▶ **Dataset section**

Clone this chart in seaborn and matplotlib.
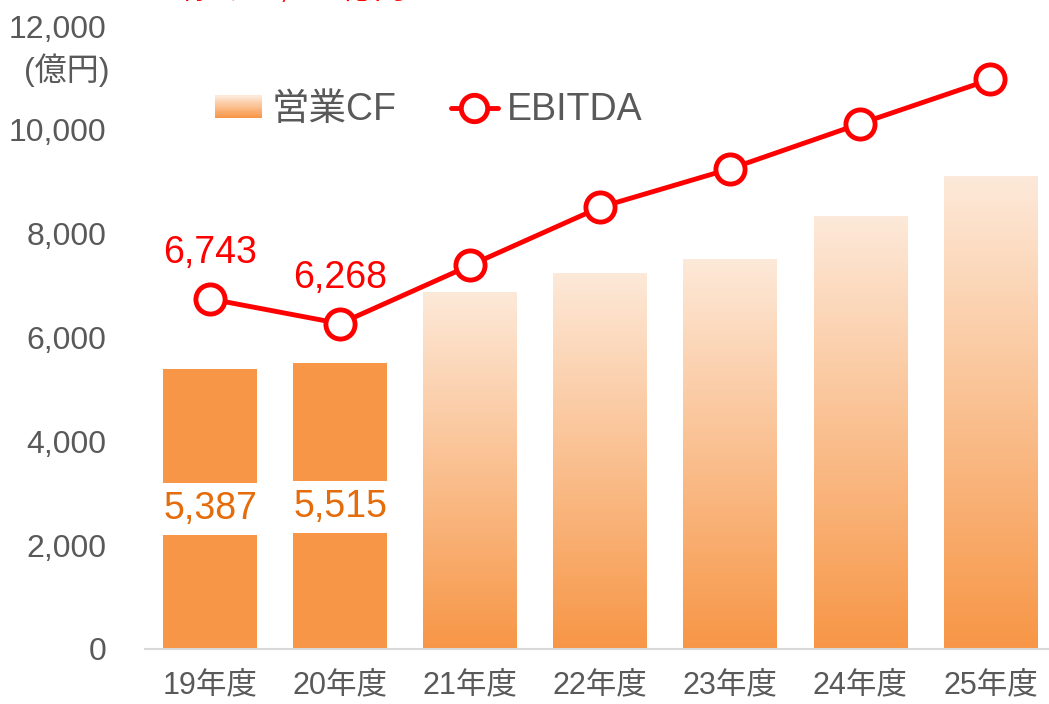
import numpy as np
import pandas as pd
import matplotlib
matplotlib.use("Agg")
import matplotlib.pyplot as plt
import seaborn as sns
from matplotlib.colors import LinearSegmentedColormap
from matplotlib.patches import Rectangle
from matplotlib.lines import Line2D
from matplotlib.legend_handler import HandlerBase

years = ['19年度', '20年度', '21年度', '22年度', '23年度', '24年度', '25年度']
cf = [5387, 5515, 6880, 7250, 7520, 8340, 9110]
ebitda = [6743, 6268, 7390, 8510, 9250, 10120, 10970]
cf_labels = ['5,387', '5,515']
ebitda_labels = ['6,743', '6,268']
yticks = [0, 2000, 4000, 6000, 8000, 10000, 12000]

sns.set_theme(style='white')
plt.rcParams['font.family'] = ['Liberation Sans', 'Noto Sans CJK JP', 'DejaVu Sans']

ORANGE = '#F79646'
LIGHT = '#FDE9D9'
GREY = '#595959'
RED = '#FF0000'
LABEL_ORANGE = '#E46C0A'

fig = plt.figure(figsize=(10.49, 7.04), dpi=100)
ax = fig.add_axes([145/1049, 55/704, 1 - 145/1049, 623/704])

df = pd.DataFrame({'year': years, 'cf': cf, 'ebitda': ebitda})
sns.barplot(data=df, x='year', y='cf', color=ORANGE, saturation=1, width=0.72, ax=ax, zorder=2)

cmap = LinearSegmentedColormap.from_list('grad', [ORANGE, LIGHT])
grad = np.linspace(0, 1, 256).reshape(-1, 1)
bars = list(ax.patches)
for i, bar in enumerate(bars):
    bar.set_edgecolor('none')
    if i >= 2:
        x0, y0 = bar.get_x(), bar.get_y()
        w, h = bar.get_width(), bar.get_height()
        bar.set_facecolor('none')
        im = ax.imshow(grad, cmap=cmap, origin='lower', aspect='auto',
                       extent=[x0, x0 + w, y0, y0 + h], zorder=2)
        im.set_clip_path(bar)

sns.lineplot(data=df, x='year', y='ebitda', sort=False, color=RED, lw=3.5, marker='o',
             markersize=21, markerfacecolor='white', markeredgecolor=RED,
             markeredgewidth=3.5, ax=ax, zorder=4)

ax.set_xlim(-0.5, 6.45)
ax.set_ylim(0, 12000)
ax.set_yticks(yticks)
ax.set_yticklabels([f'{v:,}' for v in yticks])
ax.tick_params(axis='y', length=0, pad=28, labelsize=23, labelcolor=GREY)
ax.tick_params(axis='x', length=0, pad=15, labelsize=22, labelcolor=GREY)
ax.set_xlabel('')
ax.set_ylabel('')
for s in ['left', 'right', 'top']:
    ax.spines[s].set_visible(False)
ax.spines['bottom'].set_color('#D9D9D9')
ax.spines['bottom'].set_linewidth(1.5)
ax.grid(False)

# data labels on the first two bars, on a white band across the bar
for i, lab in enumerate(cf_labels):
    b = bars[i]
    ax.add_patch(Rectangle((b.get_x(), 2190 + 40 * i), b.get_width(), 1000, fc='white', ec='none', zorder=3))
    ax.text(i, 2700 + 40 * i, lab, ha='center', va='center', fontsize=27, color=LABEL_ORANGE, zorder=5)
for i, lab in enumerate(ebitda_labels):
    ax.text(i, ebitda[i] + 880, lab, ha='center', va='center', fontsize=27, color=RED, zorder=5)

fig.text(67/1049, 1 - 70/704, '(億円)', ha='center', va='center', fontsize=23, color=GREY)

# title cut off at the top edge (only its lower edge shows, as in the reference)
fig.text(277/1049, 1 - 5/704, '目標1兆1,000億円', ha='center', va='bottom', fontsize=23, color=RED)


class GradHandler(HandlerBase):
    def create_artists(self, legend, orig_handle, xdescent, ydescent, width, height, fontsize, trans):
        arts = []
        n = 20
        for k in range(n):
            c = cmap(k / (n - 1))
            r = Rectangle((-xdescent, -ydescent + height * k / n), width, height / n + 0.3,
                          facecolor=c, edgecolor='none', transform=trans)
            arts.append(r)
        return arts


grad_handle = Rectangle((0, 0), 1, 1)
line_handle = Line2D([], [], color=RED, lw=3.5, marker='o', markersize=19,
                     markerfacecolor='white', markeredgecolor=RED, markeredgewidth=3.5)
leg = fig.legend([grad_handle, line_handle], ['営業CF', 'EBITDA'], ncol=2,
                 handler_map={Rectangle: GradHandler()},
                 loc='center left', bbox_to_anchor=(215/1049, 1 - 110/704),
                 frameon=False, fontsize=27, labelcolor=GREY, handlelength=1.25,
                 handleheight=0.55, handletextpad=0.25, columnspacing=1.45,
                 borderpad=0, borderaxespad=0)

fig.savefig('out.png', dpi=100)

▶ **The task**
Output an exact copy of the material, with the pictures removed.

▶ **Output for this exercise**
Clone this chart in seaborn and matplotlib.
import numpy as np
import pandas as pd
import matplotlib
matplotlib.use("Agg")
import matplotlib.pyplot as plt
import seaborn as sns
from matplotlib.colors import LinearSegmentedColormap
from matplotlib.patches import Rectangle
from matplotlib.lines import Line2D
from matplotlib.legend_handler import HandlerBase

years = ['19年度', '20年度', '21年度', '22年度', '23年度', '24年度', '25年度']
cf = [5387, 5515, 6880, 7250, 7520, 8340, 9110]
ebitda = [6743, 6268, 7390, 8510, 9250, 10120, 10970]
cf_labels = ['5,387', '5,515']
ebitda_labels = ['6,743', '6,268']
yticks = [0, 2000, 4000, 6000, 8000, 10000, 12000]

sns.set_theme(style='white')
plt.rcParams['font.family'] = ['Liberation Sans', 'Noto Sans CJK JP', 'DejaVu Sans']

ORANGE = '#F79646'
LIGHT = '#FDE9D9'
GREY = '#595959'
RED = '#FF0000'
LABEL_ORANGE = '#E46C0A'

fig = plt.figure(figsize=(10.49, 7.04), dpi=100)
ax = fig.add_axes([145/1049, 55/704, 1 - 145/1049, 623/704])

df = pd.DataFrame({'year': years, 'cf': cf, 'ebitda': ebitda})
sns.barplot(data=df, x='year', y='cf', color=ORANGE, saturation=1, width=0.72, ax=ax, zorder=2)

cmap = LinearSegmentedColormap.from_list('grad', [ORANGE, LIGHT])
grad = np.linspace(0, 1, 256).reshape(-1, 1)
bars = list(ax.patches)
for i, bar in enumerate(bars):
    bar.set_edgecolor('none')
    if i >= 2:
        x0, y0 = bar.get_x(), bar.get_y()
        w, h = bar.get_width(), bar.get_height()
        bar.set_facecolor('none')
        im = ax.imshow(grad, cmap=cmap, origin='lower', aspect='auto',
                       extent=[x0, x0 + w, y0, y0 + h], zorder=2)
        im.set_clip_path(bar)

sns.lineplot(data=df, x='year', y='ebitda', sort=False, color=RED, lw=3.5, marker='o',
             markersize=21, markerfacecolor='white', markeredgecolor=RED,
             markeredgewidth=3.5, ax=ax, zorder=4)

ax.set_xlim(-0.5, 6.45)
ax.set_ylim(0, 12000)
ax.set_yticks(yticks)
ax.set_yticklabels([f'{v:,}' for v in yticks])
ax.tick_params(axis='y', length=0, pad=28, labelsize=23, labelcolor=GREY)
ax.tick_params(axis='x', length=0, pad=15, labelsize=22, labelcolor=GREY)
ax.set_xlabel('')
ax.set_ylabel('')
for s in ['left', 'right', 'top']:
    ax.spines[s].set_visible(False)
ax.spines['bottom'].set_color('#D9D9D9')
ax.spines['bottom'].set_linewidth(1.5)
ax.grid(False)

# data labels on the first two bars, on a white band across the bar
for i, lab in enumerate(cf_labels):
    b = bars[i]
    ax.add_patch(Rectangle((b.get_x(), 2190 + 40 * i), b.get_width(), 1000, fc='white', ec='none', zorder=3))
    ax.text(i, 2700 + 40 * i, lab, ha='center', va='center', fontsize=27, color=LABEL_ORANGE, zorder=5)
for i, lab in enumerate(ebitda_labels):
    ax.text(i, ebitda[i] + 880, lab, ha='center', va='center', fontsize=27, color=RED, zorder=5)

fig.text(67/1049, 1 - 70/704, '(億円)', ha='center', va='center', fontsize=23, color=GREY)

# title cut off at the top edge (only its lower edge shows, as in the reference)
fig.text(277/1049, 1 - 5/704, '目標1兆1,000億円', ha='center', va='bottom', fontsize=23, color=RED)


class GradHandler(HandlerBase):
    def create_artists(self, legend, orig_handle, xdescent, ydescent, width, height, fontsize, trans):
        arts = []
        n = 20
        for k in range(n):
            c = cmap(k / (n - 1))
            r = Rectangle((-xdescent, -ydescent + height * k / n), width, height / n + 0.3,
                          facecolor=c, edgecolor='none', transform=trans)
            arts.append(r)
        return arts


grad_handle = Rectangle((0, 0), 1, 1)
line_handle = Line2D([], [], color=RED, lw=3.5, marker='o', markersize=19,
                     markerfacecolor='white', markeredgecolor=RED, markeredgewidth=3.5)
leg = fig.legend([grad_handle, line_handle], ['営業CF', 'EBITDA'], ncol=2,
                 handler_map={Rectangle: GradHandler()},
                 loc='center left', bbox_to_anchor=(215/1049, 1 - 110/704),
                 frameon=False, fontsize=27, labelcolor=GREY, handlelength=1.25,
                 handleheight=0.55, handletextpad=0.25, columnspacing=1.45,
                 borderpad=0, borderaxespad=0)

fig.savefig('out.png', dpi=100)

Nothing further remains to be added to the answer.